Figuur 1: Het bepalen van de secundaire spanning van een trafo met behulp van een bekende trafo

Wet

Een cruciale vraag die altijd meteen opkomt wanneer over versterkers wordt gesproken, is hoe het zit met het toegestane vermogen dat wordt uitgezonden en het toegestane vermogen dat de lineair kan leveren. De Nederlandse wet is hierin zeer onduidelijk. In diverse Nederlandse amateurbladen als Electron, CQ-PA en RAM worden lineairs aangeboden van 2kW of meer, om maar niet te spreken over allerlei aanbiedingen op internet. Ook het Europese beleid is niet eensluidend. In verschillende EU landen is het maximaal toegestane vermogen voor gelicentieerde zendamateurs 100 watt, terwijl in het buurland het maximale vermogen 1kW mag bedragen. In Nederland bedraagt het toegestane vermogen 400 watt op de HF-banden en hier zullen we ons in onze verdere beschrijvingen dan ook op richten.


Figuur 2: Schema van de gloeilamptruc voor het bepalen van het vermogen van een trafo

Keuzes

Alvorens over te gaan tot het bouwen van een lineair zul je eerst een paar keuzes moeten maken, die ik nader zal toelichten.

1. Is de lineair bedoeld voor VHF en UHF of voor de HF-banden? Voor de bouw en de keuze van de voeding maakt dit niet veel verschil, wel voor het type buis dat in de lineair moet worden toegepast.

2. Vaak heeft de amateur al een bepaald type buis op de plank liggen. Belangrijk is te weten bij welke anodespanning deze buis het beste zijn werk doet.

3. Ook komt het voor dat amateurs wel een hoogspanningstransformator op de plank hebben liggen, maar geen buis. Hier is het weer belangrijk te weten wat de trafo kan leveren en welke buis daar het beste bij past.

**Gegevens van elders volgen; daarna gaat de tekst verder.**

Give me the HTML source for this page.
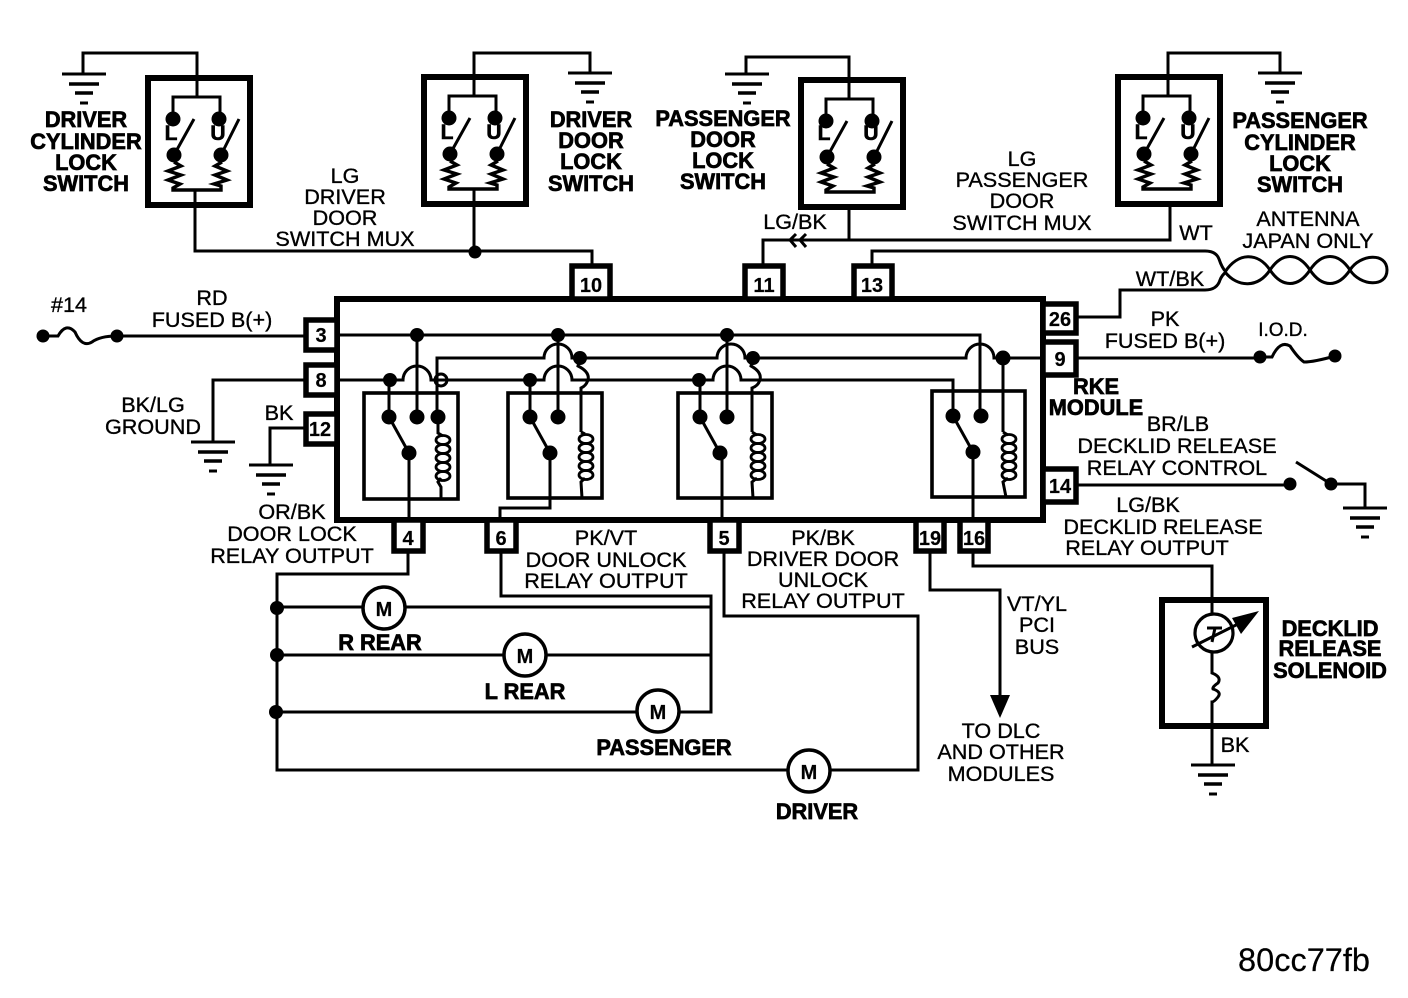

Uit het bovenstaande blijkt wel dat het al voor de start belangrijk is een hoogspanningstrafo en een buis te hebben, dan wel aan te schaffen, die overeenkomen voor wat betreft de benodigde anodespanning en de te leveren stroom. Voor alle duidelijkheid, het gaat hier om een project dat simpel na te bouwen moet zijn, vandaar dat de keuzes voor een buistype beperkt blijven tot triode's, geschakeld in een zogeheten grounded grid.
Voor de ingewijden: tetrodes en pentodes werken ook als ze als geaarde triodeschakeling worden toegepast maar het rendement zal lager zijn. Ook dat is weer recht te breien door de hoogspanning met 30% te verhogen maar dat valt buiten het bestek en de bedoeling van dit artikel.

 

 

 

Buis

Welke buis kiezen we bij onze trafo (of andersom)? In tabel 1 vindt u een aantal mogelijkheden, gebaseerd op relatief gemakkelijk verkrijgbare onderdelen.

 

 

Tabel 1. Eigenschappen van diverse relatief gemakkelijk verkrijgbare buizen.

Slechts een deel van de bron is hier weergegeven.